Your task is to transcribe, without alteration, the lines from the top of the material below through the line bearing "const binWidthMM = 0.02;", inclusive.
--*--
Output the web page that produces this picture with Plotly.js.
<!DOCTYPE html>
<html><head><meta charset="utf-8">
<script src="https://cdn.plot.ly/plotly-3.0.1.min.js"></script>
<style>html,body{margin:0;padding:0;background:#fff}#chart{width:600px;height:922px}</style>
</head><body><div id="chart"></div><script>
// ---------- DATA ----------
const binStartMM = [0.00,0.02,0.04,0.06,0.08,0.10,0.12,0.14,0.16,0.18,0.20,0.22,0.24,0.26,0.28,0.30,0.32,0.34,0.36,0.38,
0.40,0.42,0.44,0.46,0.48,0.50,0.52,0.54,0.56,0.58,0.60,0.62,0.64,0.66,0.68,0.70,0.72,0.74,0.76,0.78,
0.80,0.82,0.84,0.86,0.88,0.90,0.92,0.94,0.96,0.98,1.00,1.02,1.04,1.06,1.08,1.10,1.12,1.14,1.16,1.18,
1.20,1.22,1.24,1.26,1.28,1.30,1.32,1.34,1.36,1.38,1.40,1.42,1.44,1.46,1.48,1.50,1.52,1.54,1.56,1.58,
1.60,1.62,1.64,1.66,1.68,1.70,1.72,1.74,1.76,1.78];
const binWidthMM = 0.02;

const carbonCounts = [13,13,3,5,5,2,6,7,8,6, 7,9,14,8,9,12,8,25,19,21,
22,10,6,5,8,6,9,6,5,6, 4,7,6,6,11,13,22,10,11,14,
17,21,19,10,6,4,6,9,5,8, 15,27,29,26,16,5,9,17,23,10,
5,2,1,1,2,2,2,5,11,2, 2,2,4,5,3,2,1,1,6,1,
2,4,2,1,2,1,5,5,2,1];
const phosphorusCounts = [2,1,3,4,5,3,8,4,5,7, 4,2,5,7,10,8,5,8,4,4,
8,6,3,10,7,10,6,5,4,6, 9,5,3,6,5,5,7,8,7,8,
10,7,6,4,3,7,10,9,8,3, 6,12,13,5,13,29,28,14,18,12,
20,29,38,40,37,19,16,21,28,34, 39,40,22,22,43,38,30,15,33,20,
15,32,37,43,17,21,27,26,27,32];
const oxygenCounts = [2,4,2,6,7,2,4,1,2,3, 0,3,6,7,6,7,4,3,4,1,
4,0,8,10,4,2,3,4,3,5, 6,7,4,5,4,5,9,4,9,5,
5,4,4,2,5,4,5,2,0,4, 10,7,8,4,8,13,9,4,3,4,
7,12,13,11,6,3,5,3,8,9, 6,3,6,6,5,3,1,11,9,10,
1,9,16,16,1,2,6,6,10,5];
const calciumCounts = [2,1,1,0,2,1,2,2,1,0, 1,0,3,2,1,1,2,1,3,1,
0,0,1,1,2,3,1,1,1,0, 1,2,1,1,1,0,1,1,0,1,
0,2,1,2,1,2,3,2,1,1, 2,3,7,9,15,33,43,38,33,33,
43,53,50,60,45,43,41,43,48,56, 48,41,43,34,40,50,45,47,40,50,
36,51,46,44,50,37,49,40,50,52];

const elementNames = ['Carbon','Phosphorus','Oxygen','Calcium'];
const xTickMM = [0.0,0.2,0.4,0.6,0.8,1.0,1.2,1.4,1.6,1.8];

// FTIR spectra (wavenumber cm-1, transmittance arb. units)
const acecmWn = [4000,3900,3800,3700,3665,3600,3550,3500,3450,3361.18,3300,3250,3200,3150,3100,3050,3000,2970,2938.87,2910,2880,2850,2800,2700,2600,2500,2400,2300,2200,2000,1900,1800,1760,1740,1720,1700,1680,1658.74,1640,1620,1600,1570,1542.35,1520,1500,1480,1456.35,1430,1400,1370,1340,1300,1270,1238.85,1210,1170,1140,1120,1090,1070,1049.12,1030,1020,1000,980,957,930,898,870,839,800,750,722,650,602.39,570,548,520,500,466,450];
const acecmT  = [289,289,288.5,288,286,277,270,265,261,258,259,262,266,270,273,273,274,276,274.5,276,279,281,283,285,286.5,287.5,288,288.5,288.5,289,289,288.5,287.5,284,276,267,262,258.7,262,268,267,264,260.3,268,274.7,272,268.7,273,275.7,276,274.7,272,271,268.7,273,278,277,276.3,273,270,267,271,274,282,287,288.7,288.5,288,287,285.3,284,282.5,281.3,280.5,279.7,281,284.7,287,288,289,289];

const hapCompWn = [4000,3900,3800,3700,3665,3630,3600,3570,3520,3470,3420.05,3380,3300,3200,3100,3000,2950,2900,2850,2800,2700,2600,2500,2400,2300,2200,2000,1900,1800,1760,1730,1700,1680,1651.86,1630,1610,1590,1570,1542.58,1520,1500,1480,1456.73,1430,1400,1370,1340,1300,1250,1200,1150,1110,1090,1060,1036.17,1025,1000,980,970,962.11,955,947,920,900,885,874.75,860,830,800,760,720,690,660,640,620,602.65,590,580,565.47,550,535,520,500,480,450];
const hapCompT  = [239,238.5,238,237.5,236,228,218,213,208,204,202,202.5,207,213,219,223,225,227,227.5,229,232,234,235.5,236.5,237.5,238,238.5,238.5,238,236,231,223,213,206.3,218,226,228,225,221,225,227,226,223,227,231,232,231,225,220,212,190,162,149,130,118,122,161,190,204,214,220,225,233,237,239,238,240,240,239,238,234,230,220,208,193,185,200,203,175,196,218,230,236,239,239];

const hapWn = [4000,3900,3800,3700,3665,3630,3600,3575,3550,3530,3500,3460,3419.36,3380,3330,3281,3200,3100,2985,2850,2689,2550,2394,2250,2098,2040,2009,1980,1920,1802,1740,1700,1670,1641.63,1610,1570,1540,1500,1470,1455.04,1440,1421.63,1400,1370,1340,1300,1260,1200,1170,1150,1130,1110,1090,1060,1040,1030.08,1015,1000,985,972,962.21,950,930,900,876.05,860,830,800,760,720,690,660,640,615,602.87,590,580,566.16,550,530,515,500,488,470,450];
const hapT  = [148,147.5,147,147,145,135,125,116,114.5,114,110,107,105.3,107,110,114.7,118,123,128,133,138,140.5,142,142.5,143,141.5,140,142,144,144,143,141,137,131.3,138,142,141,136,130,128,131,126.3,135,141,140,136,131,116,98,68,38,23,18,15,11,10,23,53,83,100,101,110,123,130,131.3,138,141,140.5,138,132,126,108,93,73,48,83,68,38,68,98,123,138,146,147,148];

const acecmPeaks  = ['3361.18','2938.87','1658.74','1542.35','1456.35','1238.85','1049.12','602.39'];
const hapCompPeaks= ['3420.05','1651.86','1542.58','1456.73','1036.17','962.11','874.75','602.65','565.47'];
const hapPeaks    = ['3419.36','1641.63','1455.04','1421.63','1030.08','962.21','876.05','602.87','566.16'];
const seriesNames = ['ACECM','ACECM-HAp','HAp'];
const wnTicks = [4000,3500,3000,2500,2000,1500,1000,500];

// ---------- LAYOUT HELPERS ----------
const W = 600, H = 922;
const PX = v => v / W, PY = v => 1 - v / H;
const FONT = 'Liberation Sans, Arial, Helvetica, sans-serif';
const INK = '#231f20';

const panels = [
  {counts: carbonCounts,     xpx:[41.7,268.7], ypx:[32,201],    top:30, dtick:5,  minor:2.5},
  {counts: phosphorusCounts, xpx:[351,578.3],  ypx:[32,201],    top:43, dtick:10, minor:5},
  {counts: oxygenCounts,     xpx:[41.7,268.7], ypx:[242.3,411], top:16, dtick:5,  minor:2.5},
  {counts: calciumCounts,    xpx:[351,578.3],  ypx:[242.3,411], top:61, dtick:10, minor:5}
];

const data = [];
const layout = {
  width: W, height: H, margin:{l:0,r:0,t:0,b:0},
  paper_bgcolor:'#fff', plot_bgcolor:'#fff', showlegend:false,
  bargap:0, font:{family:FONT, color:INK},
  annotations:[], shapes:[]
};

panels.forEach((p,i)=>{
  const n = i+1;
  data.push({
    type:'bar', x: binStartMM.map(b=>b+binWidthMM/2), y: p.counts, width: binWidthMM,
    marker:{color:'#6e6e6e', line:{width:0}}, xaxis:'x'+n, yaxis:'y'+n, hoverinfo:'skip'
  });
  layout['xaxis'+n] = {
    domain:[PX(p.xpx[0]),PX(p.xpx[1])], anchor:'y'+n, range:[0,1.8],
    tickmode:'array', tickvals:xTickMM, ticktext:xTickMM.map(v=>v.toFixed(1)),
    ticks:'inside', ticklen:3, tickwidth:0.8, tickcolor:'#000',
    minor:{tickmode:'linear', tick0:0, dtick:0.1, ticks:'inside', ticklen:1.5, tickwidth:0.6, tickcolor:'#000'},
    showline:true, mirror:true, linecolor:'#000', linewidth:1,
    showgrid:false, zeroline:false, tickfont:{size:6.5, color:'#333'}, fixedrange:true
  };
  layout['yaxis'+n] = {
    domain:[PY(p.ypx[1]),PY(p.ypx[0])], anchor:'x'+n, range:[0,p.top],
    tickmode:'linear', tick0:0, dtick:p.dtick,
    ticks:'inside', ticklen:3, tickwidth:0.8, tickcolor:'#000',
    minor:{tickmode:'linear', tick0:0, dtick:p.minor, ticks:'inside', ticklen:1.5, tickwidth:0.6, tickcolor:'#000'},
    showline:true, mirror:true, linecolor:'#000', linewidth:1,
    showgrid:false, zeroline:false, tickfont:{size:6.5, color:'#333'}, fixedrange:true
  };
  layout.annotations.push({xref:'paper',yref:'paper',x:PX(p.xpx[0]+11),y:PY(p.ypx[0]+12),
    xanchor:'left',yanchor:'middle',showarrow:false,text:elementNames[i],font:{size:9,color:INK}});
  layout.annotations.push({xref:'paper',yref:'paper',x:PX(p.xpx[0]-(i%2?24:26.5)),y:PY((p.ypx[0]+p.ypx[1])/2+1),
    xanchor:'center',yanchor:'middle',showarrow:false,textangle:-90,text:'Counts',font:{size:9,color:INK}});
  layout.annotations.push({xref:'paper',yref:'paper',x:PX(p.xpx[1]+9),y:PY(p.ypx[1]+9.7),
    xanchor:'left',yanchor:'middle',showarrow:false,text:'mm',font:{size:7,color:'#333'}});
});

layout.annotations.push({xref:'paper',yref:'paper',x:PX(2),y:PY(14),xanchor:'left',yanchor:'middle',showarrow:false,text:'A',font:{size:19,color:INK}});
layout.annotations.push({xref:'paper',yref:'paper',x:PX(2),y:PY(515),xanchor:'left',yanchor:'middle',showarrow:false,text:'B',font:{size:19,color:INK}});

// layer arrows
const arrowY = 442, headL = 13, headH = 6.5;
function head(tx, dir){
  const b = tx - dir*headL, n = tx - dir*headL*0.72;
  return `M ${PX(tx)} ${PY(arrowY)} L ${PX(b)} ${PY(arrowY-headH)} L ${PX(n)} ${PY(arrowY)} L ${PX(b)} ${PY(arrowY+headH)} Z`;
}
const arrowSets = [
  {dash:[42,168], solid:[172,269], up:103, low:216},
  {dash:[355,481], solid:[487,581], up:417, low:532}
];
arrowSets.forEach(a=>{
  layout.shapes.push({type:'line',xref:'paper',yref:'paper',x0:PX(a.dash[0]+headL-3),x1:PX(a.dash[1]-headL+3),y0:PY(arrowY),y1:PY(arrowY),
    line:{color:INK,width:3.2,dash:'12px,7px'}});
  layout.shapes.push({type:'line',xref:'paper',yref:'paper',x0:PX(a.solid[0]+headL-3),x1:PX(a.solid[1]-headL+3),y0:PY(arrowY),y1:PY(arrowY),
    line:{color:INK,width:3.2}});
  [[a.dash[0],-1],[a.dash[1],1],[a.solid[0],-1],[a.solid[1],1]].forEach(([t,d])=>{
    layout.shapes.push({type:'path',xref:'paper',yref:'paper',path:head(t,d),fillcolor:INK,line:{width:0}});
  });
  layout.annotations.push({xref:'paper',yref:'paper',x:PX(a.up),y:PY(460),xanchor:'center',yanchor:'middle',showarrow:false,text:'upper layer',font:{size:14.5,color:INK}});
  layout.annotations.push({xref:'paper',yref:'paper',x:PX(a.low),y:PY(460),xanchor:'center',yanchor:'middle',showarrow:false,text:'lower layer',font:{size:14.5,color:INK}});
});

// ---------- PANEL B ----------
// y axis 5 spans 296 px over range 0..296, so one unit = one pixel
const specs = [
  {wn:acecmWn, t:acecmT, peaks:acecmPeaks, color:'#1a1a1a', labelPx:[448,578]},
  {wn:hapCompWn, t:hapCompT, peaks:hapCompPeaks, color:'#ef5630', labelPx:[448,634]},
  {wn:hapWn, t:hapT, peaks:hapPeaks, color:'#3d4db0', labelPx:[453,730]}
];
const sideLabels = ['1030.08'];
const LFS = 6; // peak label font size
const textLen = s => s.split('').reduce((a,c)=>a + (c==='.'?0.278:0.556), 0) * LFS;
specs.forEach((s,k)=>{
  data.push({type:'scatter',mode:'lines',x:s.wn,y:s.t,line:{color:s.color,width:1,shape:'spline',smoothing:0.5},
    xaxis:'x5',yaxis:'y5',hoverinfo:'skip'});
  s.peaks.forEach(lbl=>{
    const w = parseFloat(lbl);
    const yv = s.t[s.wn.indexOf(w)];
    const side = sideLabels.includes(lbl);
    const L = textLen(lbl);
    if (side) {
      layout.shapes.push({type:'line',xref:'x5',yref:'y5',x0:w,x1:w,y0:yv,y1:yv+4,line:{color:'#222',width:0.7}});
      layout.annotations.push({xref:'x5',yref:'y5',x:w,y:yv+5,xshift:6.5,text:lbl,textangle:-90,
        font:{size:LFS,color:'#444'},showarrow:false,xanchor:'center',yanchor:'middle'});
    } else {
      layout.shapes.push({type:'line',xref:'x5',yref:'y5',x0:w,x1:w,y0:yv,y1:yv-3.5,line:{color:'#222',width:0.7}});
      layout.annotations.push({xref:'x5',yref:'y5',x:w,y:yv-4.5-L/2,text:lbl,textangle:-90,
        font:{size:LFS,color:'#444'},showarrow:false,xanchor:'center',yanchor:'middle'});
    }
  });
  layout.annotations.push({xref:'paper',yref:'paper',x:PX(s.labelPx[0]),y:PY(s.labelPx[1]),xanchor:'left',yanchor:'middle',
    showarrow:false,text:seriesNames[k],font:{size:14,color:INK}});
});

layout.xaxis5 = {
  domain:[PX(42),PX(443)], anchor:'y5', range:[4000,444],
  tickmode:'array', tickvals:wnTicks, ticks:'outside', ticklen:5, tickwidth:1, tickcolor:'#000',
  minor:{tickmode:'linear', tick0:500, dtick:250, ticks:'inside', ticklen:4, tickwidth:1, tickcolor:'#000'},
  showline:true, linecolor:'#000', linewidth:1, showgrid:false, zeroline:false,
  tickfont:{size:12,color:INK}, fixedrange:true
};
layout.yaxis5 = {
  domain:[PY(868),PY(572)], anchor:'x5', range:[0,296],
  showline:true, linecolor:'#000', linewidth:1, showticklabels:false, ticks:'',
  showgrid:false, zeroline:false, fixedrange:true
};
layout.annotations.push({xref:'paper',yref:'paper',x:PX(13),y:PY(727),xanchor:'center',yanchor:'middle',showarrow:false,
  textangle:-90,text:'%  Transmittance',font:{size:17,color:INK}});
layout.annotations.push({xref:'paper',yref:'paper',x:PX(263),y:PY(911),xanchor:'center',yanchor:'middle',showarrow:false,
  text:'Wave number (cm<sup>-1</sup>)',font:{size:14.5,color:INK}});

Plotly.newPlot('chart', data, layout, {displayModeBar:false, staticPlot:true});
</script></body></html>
--*--
OUTPUT FOR THIS EXERCISE —
Output the web page that produces this picture with Plotly.js.
<!DOCTYPE html>
<html><head><meta charset="utf-8">
<script src="https://cdn.plot.ly/plotly-3.0.1.min.js"></script>
<style>html,body{margin:0;padding:0;background:#fff}#chart{width:600px;height:922px}</style>
</head><body><div id="chart"></div><script>
// ---------- DATA ----------
const binStartMM = [0.00,0.02,0.04,0.06,0.08,0.10,0.12,0.14,0.16,0.18,0.20,0.22,0.24,0.26,0.28,0.30,0.32,0.34,0.36,0.38,
0.40,0.42,0.44,0.46,0.48,0.50,0.52,0.54,0.56,0.58,0.60,0.62,0.64,0.66,0.68,0.70,0.72,0.74,0.76,0.78,
0.80,0.82,0.84,0.86,0.88,0.90,0.92,0.94,0.96,0.98,1.00,1.02,1.04,1.06,1.08,1.10,1.12,1.14,1.16,1.18,
1.20,1.22,1.24,1.26,1.28,1.30,1.32,1.34,1.36,1.38,1.40,1.42,1.44,1.46,1.48,1.50,1.52,1.54,1.56,1.58,
1.60,1.62,1.64,1.66,1.68,1.70,1.72,1.74,1.76,1.78];
const binWidthMM = 0.02;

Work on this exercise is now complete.